PROBLEM DESCRIPTION
Pick out each line containing the string "with".

MATERIAL FOR THIS TASK
=-=-=-=-=

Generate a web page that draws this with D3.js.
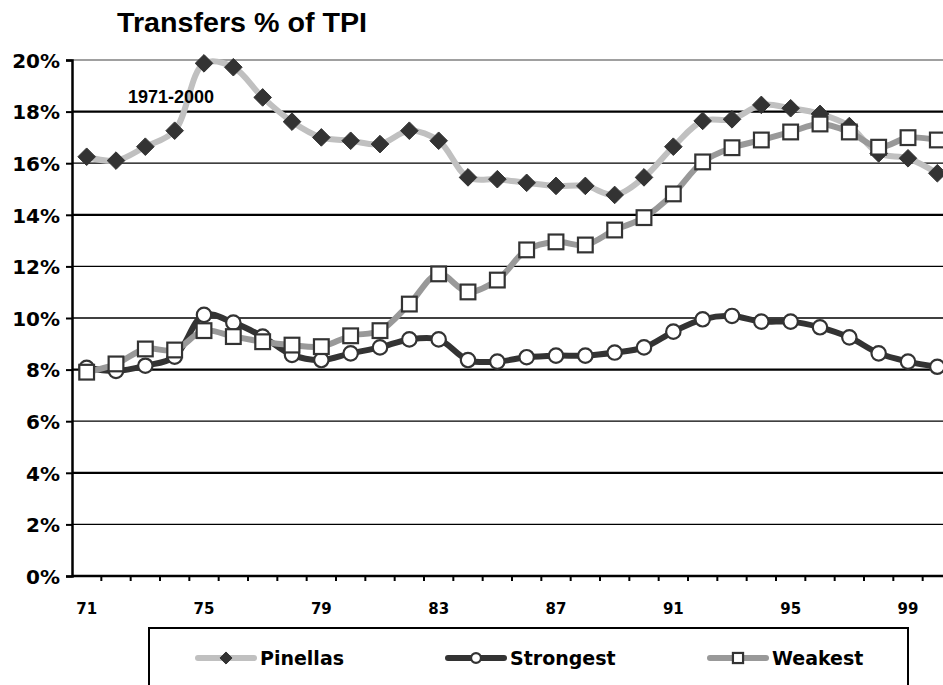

=-=-=-=-=

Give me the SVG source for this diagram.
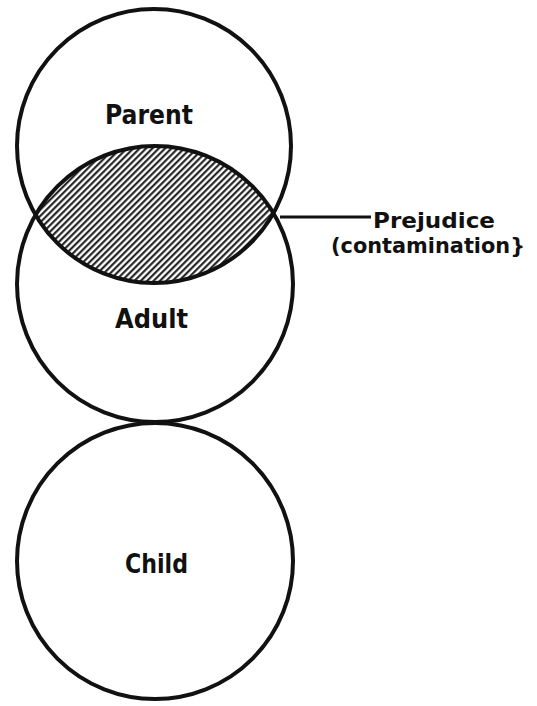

=-=-=-=-=

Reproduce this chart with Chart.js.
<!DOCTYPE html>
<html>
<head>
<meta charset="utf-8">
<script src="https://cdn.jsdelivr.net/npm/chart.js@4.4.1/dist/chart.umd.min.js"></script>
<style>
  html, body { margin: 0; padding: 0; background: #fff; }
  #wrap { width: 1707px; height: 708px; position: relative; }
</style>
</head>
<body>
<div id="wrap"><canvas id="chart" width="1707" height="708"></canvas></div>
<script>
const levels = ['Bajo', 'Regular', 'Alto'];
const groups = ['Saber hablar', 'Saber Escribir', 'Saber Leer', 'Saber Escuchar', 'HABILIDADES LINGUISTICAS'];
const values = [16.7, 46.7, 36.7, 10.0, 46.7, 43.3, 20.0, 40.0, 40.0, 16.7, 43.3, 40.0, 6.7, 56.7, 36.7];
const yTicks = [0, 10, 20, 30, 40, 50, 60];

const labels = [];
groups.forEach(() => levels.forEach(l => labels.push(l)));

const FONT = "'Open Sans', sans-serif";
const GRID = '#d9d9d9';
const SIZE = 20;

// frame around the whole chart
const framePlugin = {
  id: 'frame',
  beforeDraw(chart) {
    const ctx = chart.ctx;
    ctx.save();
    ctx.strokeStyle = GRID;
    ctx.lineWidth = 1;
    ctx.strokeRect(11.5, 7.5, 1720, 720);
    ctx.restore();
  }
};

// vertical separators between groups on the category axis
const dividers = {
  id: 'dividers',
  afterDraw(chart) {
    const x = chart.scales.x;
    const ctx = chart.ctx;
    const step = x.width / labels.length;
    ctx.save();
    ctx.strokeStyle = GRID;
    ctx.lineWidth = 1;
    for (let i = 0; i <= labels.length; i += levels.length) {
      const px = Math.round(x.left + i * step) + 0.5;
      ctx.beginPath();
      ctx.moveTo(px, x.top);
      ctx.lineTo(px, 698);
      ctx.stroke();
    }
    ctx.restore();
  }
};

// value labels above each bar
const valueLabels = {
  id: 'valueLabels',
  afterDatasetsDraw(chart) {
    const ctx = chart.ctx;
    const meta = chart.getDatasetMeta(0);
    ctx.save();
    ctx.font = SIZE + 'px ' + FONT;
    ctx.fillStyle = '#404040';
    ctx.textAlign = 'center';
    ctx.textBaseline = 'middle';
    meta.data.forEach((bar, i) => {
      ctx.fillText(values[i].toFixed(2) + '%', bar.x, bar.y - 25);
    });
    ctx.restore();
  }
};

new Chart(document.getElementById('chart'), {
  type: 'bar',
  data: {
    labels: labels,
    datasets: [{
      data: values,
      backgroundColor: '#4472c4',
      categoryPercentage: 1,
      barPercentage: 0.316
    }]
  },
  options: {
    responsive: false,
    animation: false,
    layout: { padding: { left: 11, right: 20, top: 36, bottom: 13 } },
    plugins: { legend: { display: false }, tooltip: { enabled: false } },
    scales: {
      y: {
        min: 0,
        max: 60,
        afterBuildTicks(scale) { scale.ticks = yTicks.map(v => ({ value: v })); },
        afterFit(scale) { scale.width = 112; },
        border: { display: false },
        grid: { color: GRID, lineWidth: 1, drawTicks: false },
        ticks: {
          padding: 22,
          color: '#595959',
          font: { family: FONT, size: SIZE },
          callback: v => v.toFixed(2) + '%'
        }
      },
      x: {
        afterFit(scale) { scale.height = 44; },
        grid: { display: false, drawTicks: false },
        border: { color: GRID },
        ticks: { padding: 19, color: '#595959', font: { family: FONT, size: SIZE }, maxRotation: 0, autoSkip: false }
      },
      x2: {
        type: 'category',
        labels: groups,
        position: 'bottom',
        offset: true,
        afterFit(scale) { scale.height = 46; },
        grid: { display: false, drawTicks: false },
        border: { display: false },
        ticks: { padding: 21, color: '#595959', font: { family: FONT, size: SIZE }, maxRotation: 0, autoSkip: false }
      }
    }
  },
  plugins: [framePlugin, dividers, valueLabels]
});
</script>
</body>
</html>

=-=-=-=-=

FULL ANSWER
Generate a web page that draws this with D3.js.
Reproduce this chart with Chart.js.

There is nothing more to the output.